Oral Posters: Thoraco-lumbar Degenerative
Presented by: A. Narain - View Audio/Video Presentation (Members Only)
A. Narain(1), F. Hijji(1), W. Long(1), K. Yom(1), K. Kudaravalli(1), N. Shoshana(1), K. Singh(1)
(1) Rush University Medical Center, Orthopaedic Surgery, Chicago, IL, United States
Introduction: American Society of Anesthesiologists Score (ASA) has previously been associated with increased rates of complications and costs after spinal surgery. To the authors' knowledge, no studies have examined the association between ASA Score and inpatient pain and narcotics utilization after spinal fusion procedures. In this context, the purpose of this study is to determine the association between ASA score and inpatient pain and narcotics consumption in patients undergoing cervical or lumbar fusion.

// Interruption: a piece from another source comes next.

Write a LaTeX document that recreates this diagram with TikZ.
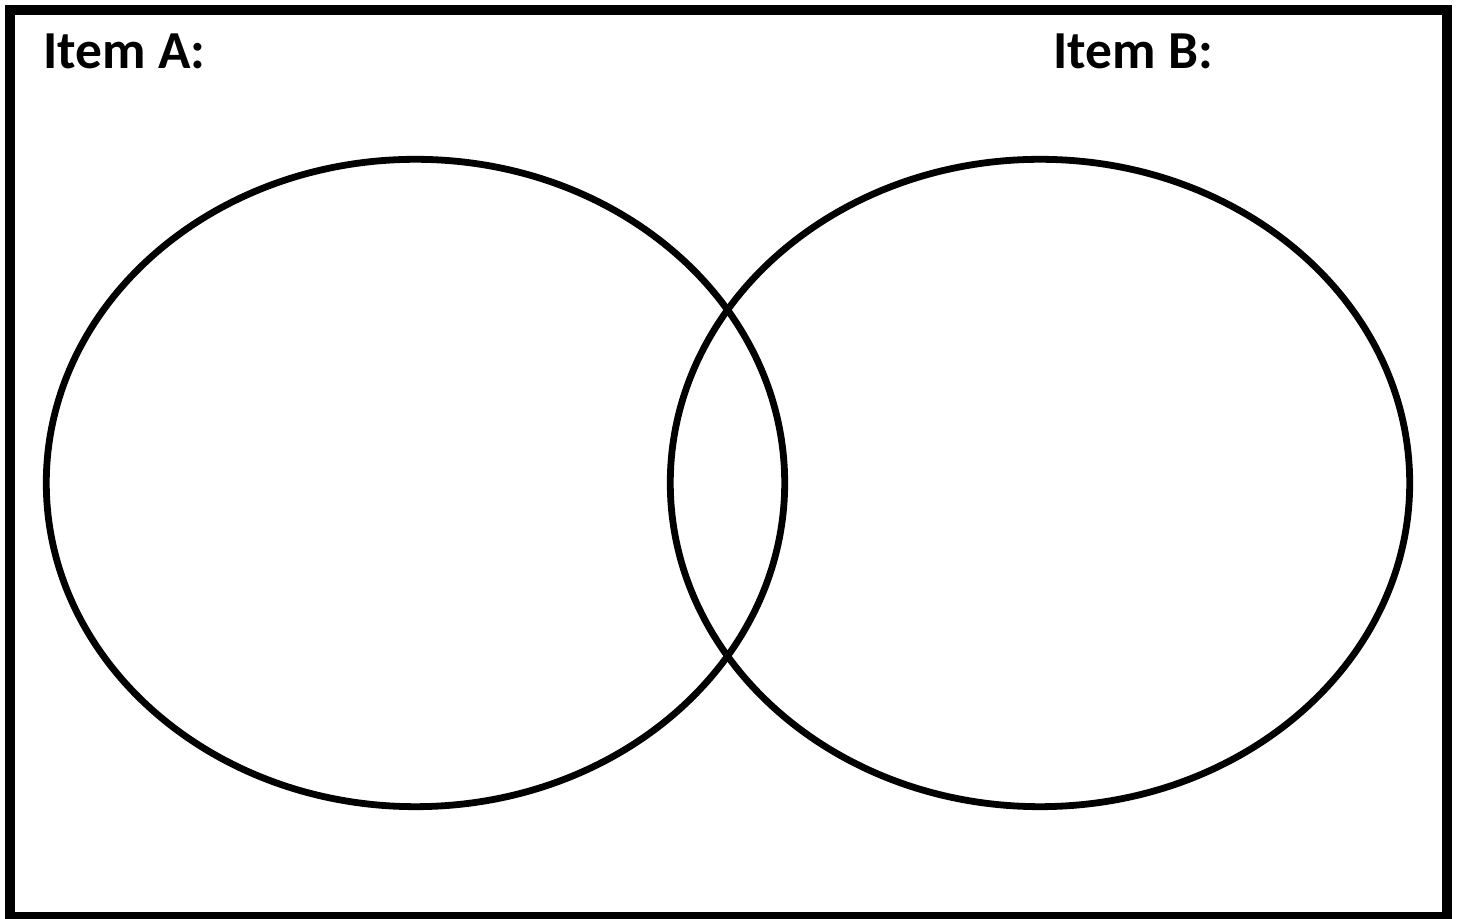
\documentclass[tikz,border=0pt]{standalone}
\usepackage{fontspec}
\setmainfont{Carlito}

\begin{document}
\begin{tikzpicture}[x=0.01cm,y=-0.01cm]
    % Fix the page size
    \useasboundingbox (0,0) rectangle (1459,919);

    % Draw outer frame
    \draw[line width=0.1cm] (10,10) rectangle (1447,917);

    % Draw the two sets
    \coordinate (A) at (415.5,483);
    \coordinate (B) at (1040,483);
    \draw[line width=0.068cm] (A) ellipse [x radius=3.69cm, y radius=3.235cm];
    \draw[line width=0.068cm] (B) ellipse [x radius=3.695cm, y radius=3.235cm];

    % Set labels
    \node[anchor=base west,inner sep=0pt,font=\fontsize{15.2}{18}\selectfont\bfseries] (labelA) at (43,69) {Item A:};
    \node[anchor=base west,inner sep=0pt,font=\fontsize{15.2}{18}\selectfont\bfseries] (labelB) at (1053,69) {Item B:};
\end{tikzpicture}
\end{document}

Methods: A prospectively maintained surgical database of patients who underwent either a single-level, primary anterior cervical discectomy and fusion (ACDF) or minimally invasive transforaminal lumbar interbody fusion (MIS TLIF) for degenerative pathology between 2005-2016 was reviewed. Patients were grouped based on ASA Score ≤ 2 or > 2. ASA score was tested for association with preoperative demographics using student's t-test and chi-squared analysis for continuous and categorical distributions, respectively. Inpatient pain scores and narcotics consumption on each postoperative day were then compared between cohorts using linear regression.
Results: After exclusion of patients with incomplete preoperative pain scores, a total of 604 patients were included in this analysis; 211 (34.93%) underwent ACDF and 393 (65.07%) underwent MIS TLIF. Of the patients who underwent ACDF, 184 (87.20%) had an ASA score ≤ 2 and 27 (12.80%) had an ASA score > 2. ACDF patients with an ASA score > 2 were older (58.22 vs 46.31 years, p< 0.001), had lower rates of obesity (40.74% vs 63.04%, p=0.027), and had longer duration of hospital stay (38.50 vs. 28.15 hours, p=0.004). There were no differences in inpatient Visual Analogue Scale (VAS) pain scores or inpatient narcotic consumption between cohorts on any postoperative day (p>0.05 for each). Of the patients who underwent MIS TLIF, 314 (79.90%) had an ASA ≤ 2 and 79 (20.10%) had an ASA score > 2. MIS TLIF patients with an ASA Score > 2 were older (59.75 vs 51.21 years, p< 0.001), had higher rates of obesity (64.56% vs 41.53%, p< 0.001), and had longer duration of hospital stay (69.18 vs. 56.42 hours, p=0.011). There were no significant differences in inpatient VAS pain scores or inpatient narcotic consumption between cohorts on any postoperative day (p>0.05 for each).
Conclusions: The results of this study suggest that higher ASA scores are associated with older age and increased length of stay following spinal fusion procedures. Despite this, there are no differences in inpatient pain or narcotics consumption based on ASA score. As such, ASA score may not be predictive of inpatient pain or narcotics utilization after ACDF or MIS TLIF.